Today is Pearl Harbor Day. My Japanese mother was sixteen years old then, living outside of Tokyo, and had no idea what was in store for her…

Recently I attended a powerful book release event. The venue was filled with war veterans, from those quite young who had been to Iraq or Afghanistan to the elders, including a white-haired Vietnam vet with a denim jacket emblazoned on the back with military patches. They were there to read their stories, and hopefully the audience had brought Kleenex.

Proud to Be: Writing by American Warriors, an anthology of stories written by war vets, is the result of one woman’s persistence. Deborah Marshall, President of the Missouri Writers Guild, believed in the power of writing to help heal the spirit and thought that our war veterans’ voices ought to be heard. She founded Warrior Arts Alliance and arranged poetry workshops at Jefferson Barracks in St. Louis. Then she had an idea for a book. The Missouri Humanities Council joined in her vision and Volume 1 of Proud to Be:  Writing by American Warriors was born.

I was at the event only long enough to hear a handful of stories, all told with voices that cracked in pain somewhere or another along the battle lines of sentences. One fresh-faced, confident young man who looked like a kid in college amused us with his wit until he faded, describing how he joined a Gulf War veterans parade only to feel small and unworthy even among his military peers. “How could I, at 20 years of age, be in the same category as all those venerable old men of The Greatest Generation and the crotchety Vietnam vets on the bus?” He, Colin Halloran, was injured and couldn’t even finish one tour. He was “No Hero.”war veteran

A “crotchety” Vietnam vet stood up, the one with the jacket patches and the white head like an eagle, to tell us he was “Between Wives.” Pain broke through his eloquent belligerence as he explained how war can take away the ability to get emotionally close to someone.
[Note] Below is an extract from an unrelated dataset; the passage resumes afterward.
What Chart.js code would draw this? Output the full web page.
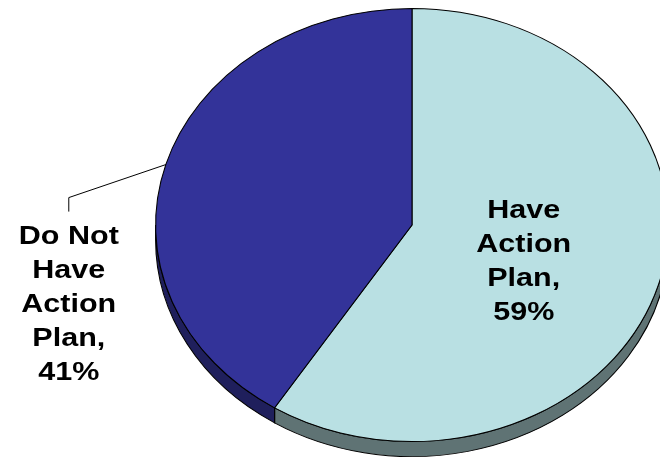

Describing a fellow Vietnam vet friend, Jay Harden read he “knows he is forever separated from his living gifts to the world [his children] by a chasm of combat consequences so violent, so vast, so beyond their experience, they can never comprehend or even offer forgiveness.” I pulled out a Kleenex for one of the most raw and poignant essays I have ever heard.

Lauren K. Johnson read about living under “A Rock Called Afghanistan.” About coming home the summer of 2010 to discover this “shocking” Lady Gaga and being the “last person in the universe to learn the name Justin Bieber.” About missing the earthquake in Haiti and finding her sister suddenly with six-month-old twins. About how she and the world had aged a year, “But we had grown up separately. We no longer recognized each other.”

There are a lot of stories and a good number of poems in Proud to Be: Writing by American Warriors. Listening to these few, I saw how it took guts to write them, for these vets to dig into their pain and find the words for it, to dare to share their secrets, worse yet to read them in front of a roomful of others. I have a lot of respect for military vets anyway, but it grew that night.

Interestingly, most of these stories are by vets who are writers, some with MFA degrees. Their bios seem to indicate they took writing classes after they came out of the military. Does war bring out the writer in a person? Maybe war experiences make a person think about big questions in life and writing it all down is a way to process what happened.

Geoff Giglierano, Executive Director of the Missouri Humanities Council, wrote in the foreword that he had once interviewed over 100 WWII veterans for a museum exhibit. He said often he found he was the first person to hear the stories, almost 50 years after they happened. Imagine keeping something bottled up inside for that long.